Monday, October 14, 2013

Luce **


(Please click on the title to see the complete review.)
The publicity for JC Lee’s new play at LCT3’s Claire Tow Theater says that it is about a high-school student, adopted from the Congo ten years before, who has a secret. Unfortunately, this sounds more intriguing than it turns out to be. What we get is a look at a teenager reacting to the heavy burden of high expectations, abetted by the unconditional love of an overeager mother. I reacted with ambivalence to all the characters -- Luce (Okieriete Onaodowan), his parents Amy (Marin Hinkle) and Peter (Neal Huff), Luce's teacher Harriet (Sharon Washington), who makes an unsettling discovery about him, and Stephanie (Olivia Oguma), a girl Luce dated. Along the way, the playwright pokes mild fun at educational, parental and social-network doublespeak.

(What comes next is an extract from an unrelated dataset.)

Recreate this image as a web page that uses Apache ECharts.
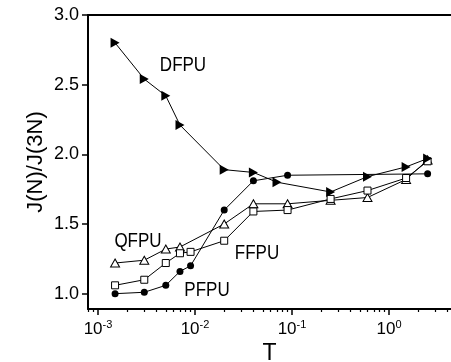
<!DOCTYPE html>
<html>
<head>
<meta charset="utf-8">
<script src="https://cdn.jsdelivr.net/npm/echarts@6/dist/echarts.min.js"></script>
<style>
  html, body { margin: 0; padding: 0; background: #fff; }
  #main { width: 451px; height: 362px; }
</style>
</head>
<body>
<div id="main"></div>
<script>
// temperatures T (log axis) and J(N)/J(3N)
var tDFPU = [0.0015, 0.003, 0.005, 0.007, 0.02, 0.04, 0.07, 0.25, 0.6, 1.5, 2.5];
var vDFPU = [2.80, 2.54, 2.42, 2.21, 1.89, 1.87, 1.80, 1.73, 1.84, 1.91, 1.97];

var tPFPU = [0.0015, 0.003, 0.005, 0.007, 0.009, 0.02, 0.04, 0.09, 2.5];
var vPFPU = [1.00, 1.01, 1.06, 1.16, 1.20, 1.60, 1.81, 1.85, 1.86];

var tFFPU = [0.0015, 0.003, 0.005, 0.007, 0.009, 0.02, 0.04, 0.09, 0.25, 0.6, 1.5, 2.5];
var vFFPU = [1.06, 1.10, 1.22, 1.29, 1.30, 1.38, 1.59, 1.60, 1.68, 1.74, 1.83, 1.95];

var tQFPU = [0.0015, 0.003, 0.005, 0.007, 0.02, 0.04, 0.09, 0.25, 0.6, 1.5, 2.5];
var vQFPU = [1.22, 1.24, 1.32, 1.335, 1.50, 1.645, 1.645, 1.67, 1.69, 1.82, 1.96];

var xDecades = [-3, -2, -1, 0];
var yTicks = [1.0, 1.5, 2.0, 2.5, 3.0];

var FONT = 'Liberation Sans, Arial, Helvetica, sans-serif';

function pairs(ts, vs) {
    var out = [];
    for (var i = 0; i < ts.length; i++) {
        out.push([Math.log10(ts[i]), vs[i]]);
    }
    return out;
}

// minor ticks 2..9 x 10^n (log positions)
var xMinor = [];
[-4, -3, -2, -1, 0].forEach(function (d) {
    for (var k = 2; k <= 9; k++) {
        var p = d + Math.log10(k);
        if (p > -3.103 && p < 0.639) xMinor.push(p);
    }
});

var chart = echarts.init(document.getElementById('main'));

var lineStyle = { color: '#000', width: 1 };

var option = {
    animation: false,
    backgroundColor: '#fff',
    grid: { left: 88, right: 0, top: 15, bottom: 53, containLabel: false, outerBoundsMode: 'none' },
    xAxis: [{
        type: 'value',
        min: -3.103,
        max: 0.639,
        position: 'bottom',
        axisLine: { onZero: false, lineStyle: { color: '#000', width: 2 } },
        axisTick: { customValues: xDecades, length: 6, lineStyle: { color: '#000', width: 1.5 } },
        axisLabel: {
            customValues: xDecades,
            margin: 10,
            color: '#000',
            formatter: function (v) {
                return '{b|10}{s|' + Math.round(v) + '}';
            },
            rich: {
                b: { fontSize: 17, fontFamily: FONT, color: '#000' },
                s: { fontSize: 11, fontFamily: FONT, color: '#000', padding: [0, 0, 9, 0] }
            }
        },
        splitLine: { show: false },
        name: 'T',
        nameLocation: 'middle',
        nameGap: 30,
        nameTextStyle: { fontSize: 23, fontFamily: FONT, color: '#000' }
    }, {
        type: 'value',
        min: -3.103,
        max: 0.639,
        position: 'bottom',
        axisLine: { show: false, onZero: false },
        axisTick: { customValues: xMinor, length: 3, lineStyle: { color: '#000', width: 1.2 } },
        axisLabel: { show: false },
        splitLine: { show: false }
    }, {
        type: 'value',
        min: -3.103,
        max: 0.639,
        position: 'top',
        axisLine: { onZero: false, lineStyle: { color: '#000', width: 2 } },
        axisTick: { show: false },
        axisLabel: { show: false },
        splitLine: { show: false }
    }],
    yAxis: {
        type: 'value',
        min: 0.89,
        max: 3.0,
        position: 'left',
        axisLine: { show: true, onZero: false, lineStyle: { color: '#000', width: 2 } },
        axisTick: { show: true, customValues: yTicks, length: 6, lineStyle: { color: '#000', width: 1.5 } },
        axisLabel: {
            customValues: yTicks,
            margin: 9,
            fontSize: 18,
            fontFamily: FONT,
            color: '#000',
            formatter: function (v) { return v.toFixed(1); }
        },
        splitLine: { show: false }
    },
    graphic: [
        { type: 'text', x: 36, y: 162, rotation: Math.PI / 2, style: { text: 'J(N)/J(3N)', font: '22px ' + FONT, fill: '#000', align: 'center', verticalAlign: 'middle' } },
        { type: 'text', x: 183, y: 65, scaleY: 1.22, style: { text: 'DFPU', font: '17px ' + FONT, fill: '#000', align: 'center', verticalAlign: 'middle' } },
        { type: 'text', x: 138, y: 241, scaleY: 1.22, style: { text: 'QFPU', font: '17px ' + FONT, fill: '#000', align: 'center', verticalAlign: 'middle' } },
        { type: 'text', x: 257, y: 253, scaleY: 1.22, style: { text: 'FFPU', font: '17px ' + FONT, fill: '#000', align: 'center', verticalAlign: 'middle' } },
        { type: 'text', x: 207, y: 290, scaleY: 1.22, style: { text: 'PFPU', font: '17px ' + FONT, fill: '#000', align: 'center', verticalAlign: 'middle' } }
    ],
    series: [{
        name: 'QFPU',
        type: 'line',
        data: pairs(tQFPU, vQFPU),
        symbol: 'triangle',
        symbolSize: [9, 8],
        lineStyle: lineStyle,
        itemStyle: { color: '#fff', borderColor: '#000', borderWidth: 1 },
        z: 2
    }, {
        name: 'FFPU',
        type: 'line',
        data: pairs(tFFPU, vFFPU),
        symbol: 'rect',
        symbolSize: 7,
        lineStyle: lineStyle,
        itemStyle: { color: '#fff', borderColor: '#000', borderWidth: 1 },
        z: 3
    }, {
        name: 'PFPU',
        type: 'line',
        data: pairs(tPFPU, vPFPU),
        symbol: 'circle',
        symbolSize: 7,
        lineStyle: lineStyle,
        itemStyle: { color: '#000' },
        z: 4
    }, {
        name: 'DFPU',
        type: 'line',
        data: pairs(tDFPU, vDFPU),
        symbol: 'triangle',
        symbolSize: [10, 9],
        symbolRotate: -90,
        lineStyle: lineStyle,
        itemStyle: { color: '#000' },
        z: 5
    }]
};

chart.setOption(option);
</script>
</body>
</html>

Luce expresses the opinion that cultural diversity is often misused as a way to avoid treating people as individuals. For me, the play’s focus got lost in the shuffle. Timothy R. Mackabee’s multipurpose set features a blackboard that doubles as a scrim through which we see part of the family home. Kaye Voyce’s costumes seemed appropriate. May Adrales’s direction, so effective for The Dance and the Railroad earlier this year, worked no magic here. It made for an interesting, but ultimately disappointing, evening. Running time: 1 hour, 35 minutes; no intermission.